I can’t think of anything more frightfully noisy or distracting than mountains falling into the sea. The psalmist must have struggled with distractions and anxieties in the world around him. But the conclusion of this psalm says, “The LORD Almighty is with us; the God of Jacob is our fortress.”

God’s own presence is the antidote for the business we feel we must have in our life. So if you want to fight back against the business that keeps you from loving God and others, the first step is to make time and space in your life to be still and be with God.

It is impossible to love God without making dedicated time to meet with God. Now, Meeting with God requires calm and focus. Multi-tasking is not really an option here. Some people like to schedule time to be alone outside in nature, so they can speak with God. Some people like to quietly read the scriptures and pray. Some people even like to calm their minds with yoga, or exercise, so they might speak to God and listen for God’s voice with a clear mind. The key is focus and intention. You probably know this, but you don’t need to pray out loud in order to speak with God. Our God is a mind reader.

However you choose to intentionally meet with God, you must schedule a time in your day to do it. That is the sacrificial love part. Busyness will tell you that you don’t have time. This just isn’t true. Write a time that works for you on your daily planner, or in your online calendar. Even if you have never done this before, and it feels weird to sit, alone, in a room with a Bible for 15 minutes or so. Do it.

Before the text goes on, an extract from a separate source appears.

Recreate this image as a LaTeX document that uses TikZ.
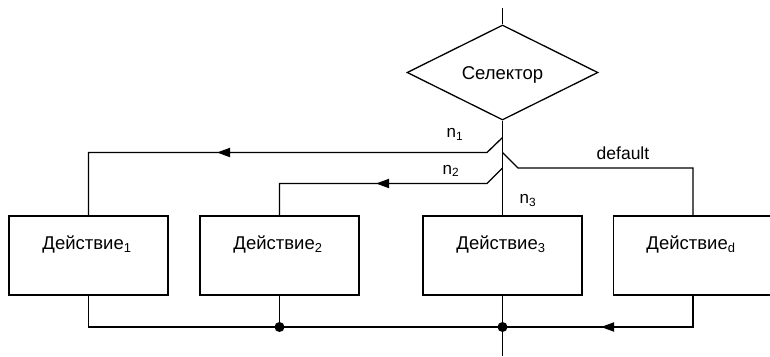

As we intentionally spend time with God, God will give us more and more power through the Holy Spirit to combat the busyness in our life. And then we will meet with God even more. The more we meet with God, the stronger we can receive God’s love in our life. The Psalmist knew this well.

Making a time to meet with God in an intentional, focused way is how we can obey the first part of what we call Jesus’s greatest commandment. The second part of the greatest commandment is to love others as ourselves. Busyness is the enemy of love in our relationships with others, the same as it is the enemy of love in our relationship with God. The second part of the greatest commandment requires a second defense against business.

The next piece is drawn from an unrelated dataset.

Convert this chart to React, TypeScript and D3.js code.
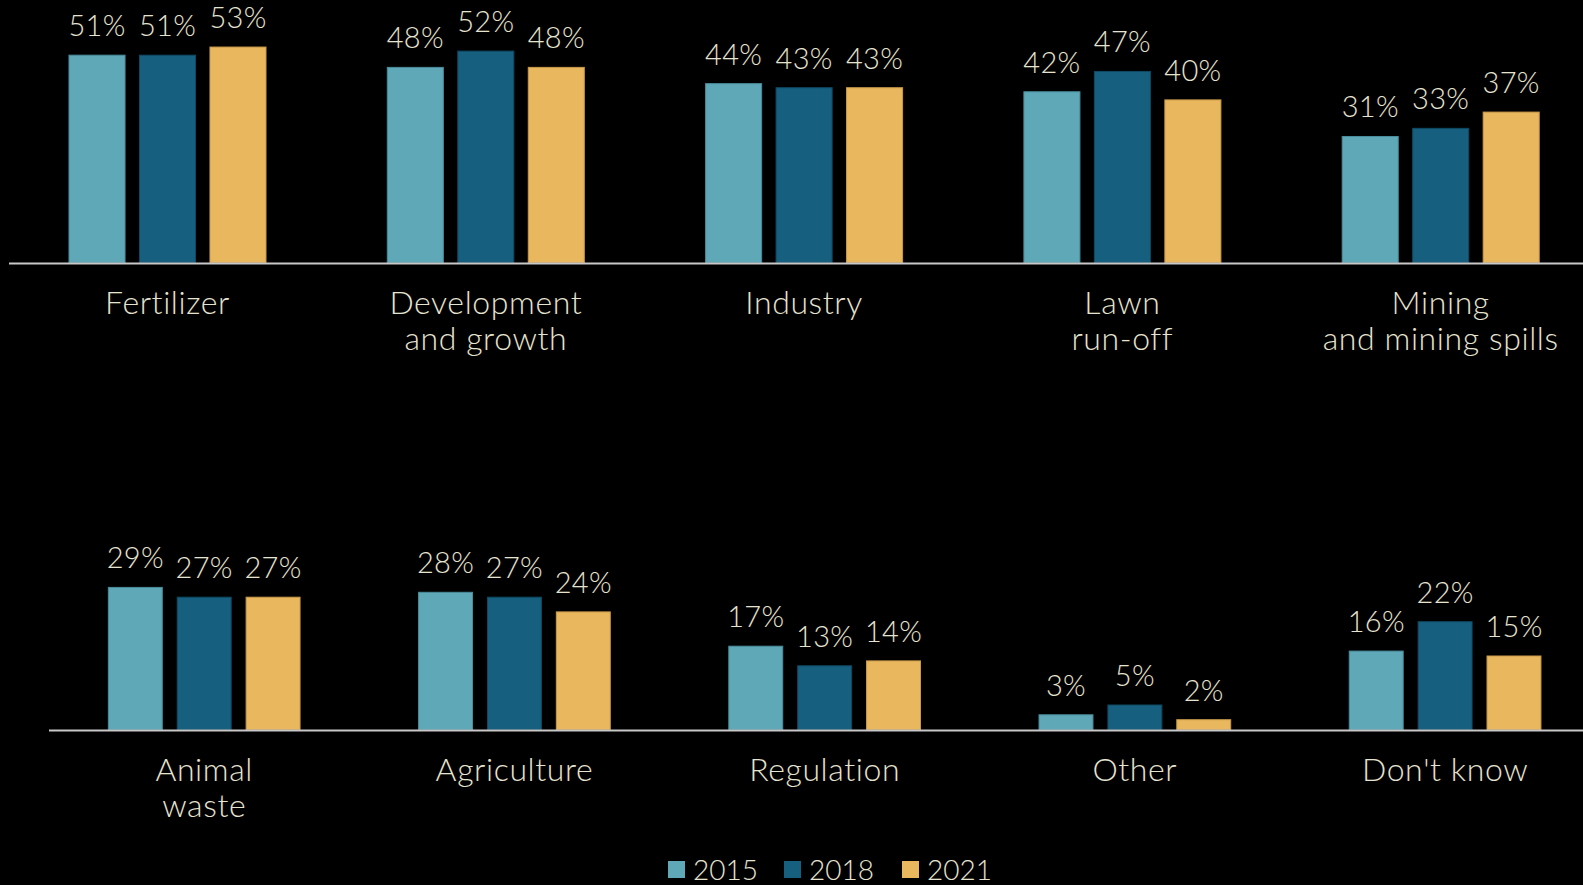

The First defense against busyness is to schedule some quiet time with God regularly, every day if you can. The second defense is to love others intentionally in your life. I mean to intentionally love others with the same kind of selfless love that God has for you. This lesson has not changed since the earliest days after Jesus gave us the greatest commandment.

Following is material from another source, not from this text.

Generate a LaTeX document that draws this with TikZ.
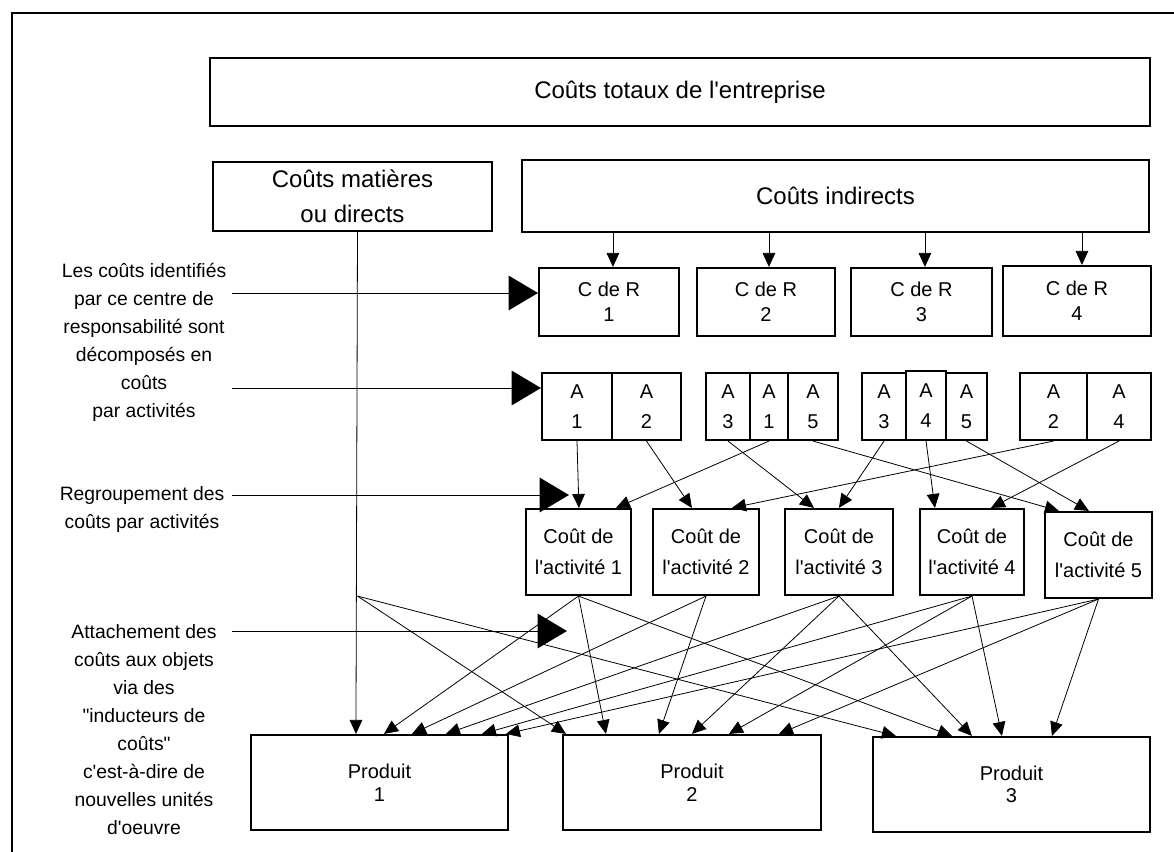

Scripture tells us that Early Christians took Jesus’s command to love very seriously. Paul even tells people to sacrifice getting married and possibly having children, so that they might intentionally live their whole lives for others. That is a pretty big sacrifice to make!

Paul makes it clear. In scripture passage from his first letter to the Corinthian church, Paul tells people who are unmarried to stay unmarried if they can. Paul says, “I am saying this for your own good, not to restrict you, but that you may live in a right way in undivided devotion to the Lord.” Don’t misunderstand this passage and think that somehow it is wrong or less great to have a family. The main point is to be extremely intentional in your life about loving God and Loving others.

One way we can do this is by building space into our daily schedules to love people as opportunities arise. Often God gives us opportunities to love that are distractions from our plans. If we are so rigid in our planning that we have every minute of our day scheduled and tasked, we may not have flexibility to put the needs of others above our own plans.

I am not suggesting that we drop everything for anyone who crosses our path with a need. There are over seven billion people on planet earth right now. That’s a lot of people. We simply cannot take time to love everyone who crosses our path. But there is a technique we can use to be more available to intentionally to love others. It is called building “margins” into our time. A doctor named Richard Swenson wrote a book called “Margin” that explains the benefits of planning unstructured time into our day as a sort of cushion. It is like planning for little interruptions that God may use to allow us to love others.

How many times have you wanted to reach out to someone with a phone call, or send someone a card, or go visit someone,  or lend a helping hand, but you just couldn’t find time? Busyness and schedules can keep us from loving others in practical ways. But creating a margin of time in our schedule to be left open, can keep busyness from blocking our desire to love others as we love ourselves.

For example, we might end our day with an hour of margin time. Not recreation time to watch TV and hang out. That has to be scheduled in before the margin time. Margin time gives us up to one hour of unexpected loving other people in our day, and we can still get to bed on time. Maybe we decide to call or facetime a friend that we know is hurting. Maybe we are interrupted by a neighbor who needs help getting her snow blower running.

Another example is that we might build in a margin of 30 minutes extra in our travel time. Let’s say you need to be at work by 8 am, and it takes at maximum of 30 minutes on a slow day to get to work. Building in a Margin for loving others might mean you leave home every day at 7 am. Then, if you see someone on the way that needs help changing a flat you have time to stop and help. In fact, you have an extra 30 minutes to handle any opportunity God might give you to love others.

Imagine if the father in the song “Cats in the Cradle” had scheduled an extra 30 minutes into each day to meet with God? Perhaps he would have been more intentional about spending time loving his son. Imagine if the father in that same song had scheduled a margin time of 30 minutes to love others each day, perhaps his son would have done the same and made time to come see his old dad.

Busyness is a tool that the enemy uses to keep us from loving God and loving others. That is because God wants us to love and be loved as our highest goal. But we have two important defenses against busyness that help us to intentionally love God and others. First, we can schedule time into each day to have some Quiet time with God. Second, we can free up some time to love others by actually scheduling a margin of unstructured time into our day. Our time with God will provide the refuge we need to give and receive love with God. Our willingness to build margin time into our day will make us more available to intentionally love others in practical ways.

As we keep going through lent, we are going to learn a lot more about Love, and it is going to change our lives for the better. And if we can work toward defeating busyness in our lives, we will have plenty of time to practice what we learn about love. So as we keep journeying together, I pray that we will become better lovers in general, and our lives will be enriched and please God.